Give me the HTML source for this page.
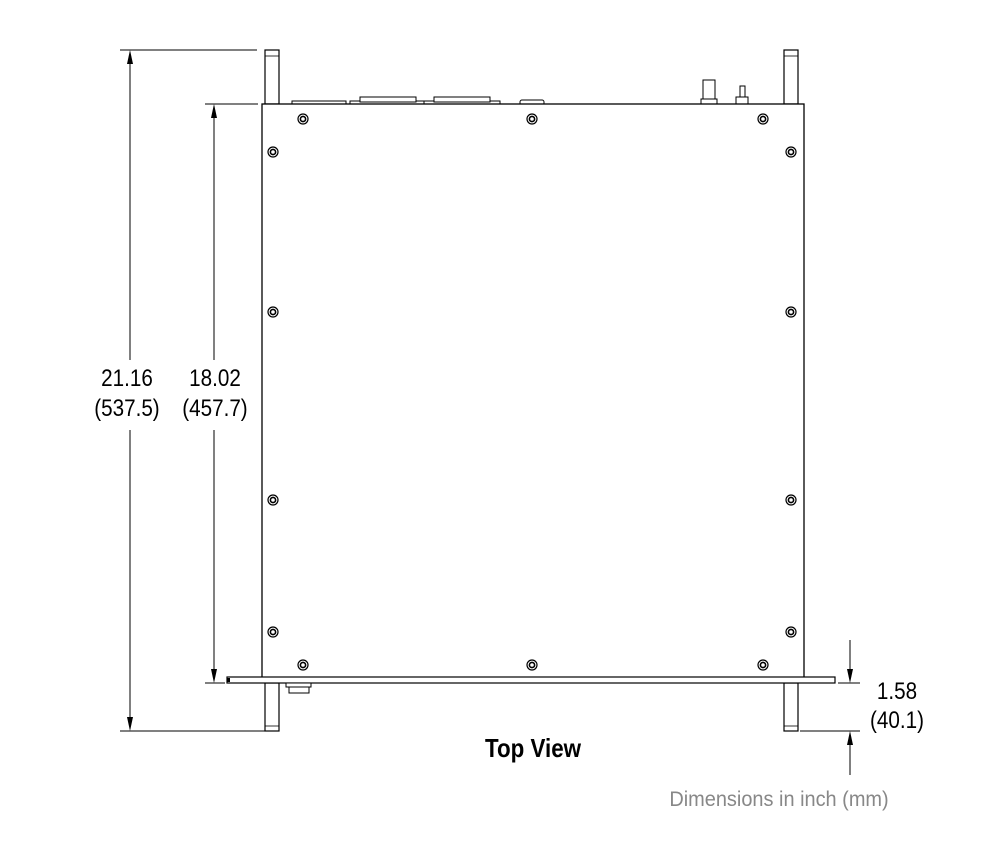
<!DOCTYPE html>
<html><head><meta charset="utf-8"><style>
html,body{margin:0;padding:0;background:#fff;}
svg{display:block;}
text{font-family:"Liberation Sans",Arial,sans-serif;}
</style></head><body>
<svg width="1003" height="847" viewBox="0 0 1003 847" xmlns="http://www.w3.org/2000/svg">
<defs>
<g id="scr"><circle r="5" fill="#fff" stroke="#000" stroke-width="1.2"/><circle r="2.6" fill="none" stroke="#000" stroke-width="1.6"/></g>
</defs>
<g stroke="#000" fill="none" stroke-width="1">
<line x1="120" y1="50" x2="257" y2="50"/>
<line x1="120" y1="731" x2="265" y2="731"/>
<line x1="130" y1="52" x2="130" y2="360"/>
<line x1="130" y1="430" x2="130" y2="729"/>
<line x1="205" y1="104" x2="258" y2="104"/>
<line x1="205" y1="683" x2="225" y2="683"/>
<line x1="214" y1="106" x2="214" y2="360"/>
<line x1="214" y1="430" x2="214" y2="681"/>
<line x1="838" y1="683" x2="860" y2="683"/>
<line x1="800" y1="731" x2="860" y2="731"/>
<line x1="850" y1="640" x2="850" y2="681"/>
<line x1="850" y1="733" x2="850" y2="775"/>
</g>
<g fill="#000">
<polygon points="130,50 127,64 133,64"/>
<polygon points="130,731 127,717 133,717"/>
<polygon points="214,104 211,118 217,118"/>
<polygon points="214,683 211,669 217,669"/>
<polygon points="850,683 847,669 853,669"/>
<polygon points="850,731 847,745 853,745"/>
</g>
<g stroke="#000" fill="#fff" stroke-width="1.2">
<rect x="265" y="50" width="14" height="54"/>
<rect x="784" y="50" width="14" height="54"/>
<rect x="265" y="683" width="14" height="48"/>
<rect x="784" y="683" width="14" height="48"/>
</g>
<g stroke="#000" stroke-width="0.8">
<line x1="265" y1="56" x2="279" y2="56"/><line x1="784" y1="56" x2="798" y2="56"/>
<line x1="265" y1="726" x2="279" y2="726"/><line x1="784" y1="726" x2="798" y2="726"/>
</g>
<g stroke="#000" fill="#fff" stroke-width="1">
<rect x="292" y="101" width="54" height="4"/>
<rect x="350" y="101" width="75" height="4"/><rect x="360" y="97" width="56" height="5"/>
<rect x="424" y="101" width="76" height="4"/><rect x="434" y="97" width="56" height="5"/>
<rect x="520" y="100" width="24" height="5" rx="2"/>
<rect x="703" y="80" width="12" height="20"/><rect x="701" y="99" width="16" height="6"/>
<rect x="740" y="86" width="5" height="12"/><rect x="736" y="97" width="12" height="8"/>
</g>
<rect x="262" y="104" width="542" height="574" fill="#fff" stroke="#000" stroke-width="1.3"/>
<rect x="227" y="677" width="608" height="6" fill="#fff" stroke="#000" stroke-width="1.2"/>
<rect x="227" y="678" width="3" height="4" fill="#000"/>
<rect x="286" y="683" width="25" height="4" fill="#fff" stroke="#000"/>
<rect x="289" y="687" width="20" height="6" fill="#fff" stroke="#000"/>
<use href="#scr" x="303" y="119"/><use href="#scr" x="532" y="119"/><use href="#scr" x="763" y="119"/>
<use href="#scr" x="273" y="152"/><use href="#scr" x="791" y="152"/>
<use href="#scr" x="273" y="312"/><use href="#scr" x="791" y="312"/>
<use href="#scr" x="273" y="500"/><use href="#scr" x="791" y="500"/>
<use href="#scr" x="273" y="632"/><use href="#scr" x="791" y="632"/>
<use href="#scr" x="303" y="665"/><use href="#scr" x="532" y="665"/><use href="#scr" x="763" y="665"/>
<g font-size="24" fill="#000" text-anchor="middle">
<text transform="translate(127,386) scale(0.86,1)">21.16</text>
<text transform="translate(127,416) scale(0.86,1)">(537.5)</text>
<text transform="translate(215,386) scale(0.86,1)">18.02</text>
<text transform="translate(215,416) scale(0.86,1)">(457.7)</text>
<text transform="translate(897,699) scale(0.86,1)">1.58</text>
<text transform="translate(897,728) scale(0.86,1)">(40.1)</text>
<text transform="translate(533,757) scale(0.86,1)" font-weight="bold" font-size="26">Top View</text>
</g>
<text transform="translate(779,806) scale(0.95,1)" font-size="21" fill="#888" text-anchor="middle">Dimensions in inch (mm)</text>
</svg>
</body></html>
━━━━━━━━━━━━━━━━━━━━━━━━━━━━━━
## The exercise
Output an exact copy of the material, with the pictures removed.

## Result below
Give me the HTML source for this page.
<!DOCTYPE html>
<html><head><meta charset="utf-8"><style>
html,body{margin:0;padding:0;background:#fff;}
svg{display:block;}
text{font-family:"Liberation Sans",Arial,sans-serif;}
</style></head><body>
<svg width="1003" height="847" viewBox="0 0 1003 847" xmlns="http://www.w3.org/2000/svg">
<defs>
<g id="scr"><circle r="5" fill="#fff" stroke="#000" stroke-width="1.2"/><circle r="2.6" fill="none" stroke="#000" stroke-width="1.6"/></g>
</defs>
<g stroke="#000" fill="none" stroke-width="1">
<line x1="120" y1="50" x2="257" y2="50"/>
<line x1="120" y1="731" x2="265" y2="731"/>
<line x1="130" y1="52" x2="130" y2="360"/>
<line x1="130" y1="430" x2="130" y2="729"/>
<line x1="205" y1="104" x2="258" y2="104"/>
<line x1="205" y1="683" x2="225" y2="683"/>
<line x1="214" y1="106" x2="214" y2="360"/>
<line x1="214" y1="430" x2="214" y2="681"/>
<line x1="838" y1="683" x2="860" y2="683"/>
<line x1="800" y1="731" x2="860" y2="731"/>
<line x1="850" y1="640" x2="850" y2="681"/>
<line x1="850" y1="733" x2="850" y2="775"/>
</g>
<g fill="#000">
<polygon points="130,50 127,64 133,64"/>
<polygon points="130,731 127,717 133,717"/>
<polygon points="214,104 211,118 217,118"/>
<polygon points="214,683 211,669 217,669"/>
<polygon points="850,683 847,669 853,669"/>
<polygon points="850,731 847,745 853,745"/>
</g>
<g stroke="#000" fill="#fff" stroke-width="1.2">
<rect x="265" y="50" width="14" height="54"/>
<rect x="784" y="50" width="14" height="54"/>
<rect x="265" y="683" width="14" height="48"/>
<rect x="784" y="683" width="14" height="48"/>
</g>
<g stroke="#000" stroke-width="0.8">
<line x1="265" y1="56" x2="279" y2="56"/><line x1="784" y1="56" x2="798" y2="56"/>
<line x1="265" y1="726" x2="279" y2="726"/><line x1="784" y1="726" x2="798" y2="726"/>
</g>
<g stroke="#000" fill="#fff" stroke-width="1">
<rect x="292" y="101" width="54" height="4"/>
<rect x="350" y="101" width="75" height="4"/><rect x="360" y="97" width="56" height="5"/>
<rect x="424" y="101" width="76" height="4"/><rect x="434" y="97" width="56" height="5"/>
<rect x="520" y="100" width="24" height="5" rx="2"/>
<rect x="703" y="80" width="12" height="20"/><rect x="701" y="99" width="16" height="6"/>
<rect x="740" y="86" width="5" height="12"/><rect x="736" y="97" width="12" height="8"/>
</g>
<rect x="262" y="104" width="542" height="574" fill="#fff" stroke="#000" stroke-width="1.3"/>
<rect x="227" y="677" width="608" height="6" fill="#fff" stroke="#000" stroke-width="1.2"/>
<rect x="227" y="678" width="3" height="4" fill="#000"/>
<rect x="286" y="683" width="25" height="4" fill="#fff" stroke="#000"/>
<rect x="289" y="687" width="20" height="6" fill="#fff" stroke="#000"/>
<use href="#scr" x="303" y="119"/><use href="#scr" x="532" y="119"/><use href="#scr" x="763" y="119"/>
<use href="#scr" x="273" y="152"/><use href="#scr" x="791" y="152"/>
<use href="#scr" x="273" y="312"/><use href="#scr" x="791" y="312"/>
<use href="#scr" x="273" y="500"/><use href="#scr" x="791" y="500"/>
<use href="#scr" x="273" y="632"/><use href="#scr" x="791" y="632"/>
<use href="#scr" x="303" y="665"/><use href="#scr" x="532" y="665"/><use href="#scr" x="763" y="665"/>
<g font-size="24" fill="#000" text-anchor="middle">
<text transform="translate(127,386) scale(0.86,1)">21.16</text>
<text transform="translate(127,416) scale(0.86,1)">(537.5)</text>
<text transform="translate(215,386) scale(0.86,1)">18.02</text>
<text transform="translate(215,416) scale(0.86,1)">(457.7)</text>
<text transform="translate(897,699) scale(0.86,1)">1.58</text>
<text transform="translate(897,728) scale(0.86,1)">(40.1)</text>
<text transform="translate(533,757) scale(0.86,1)" font-weight="bold" font-size="26">Top View</text>
</g>
<text transform="translate(779,806) scale(0.95,1)" font-size="21" fill="#888" text-anchor="middle">Dimensions in inch (mm)</text>
</svg>
</body></html>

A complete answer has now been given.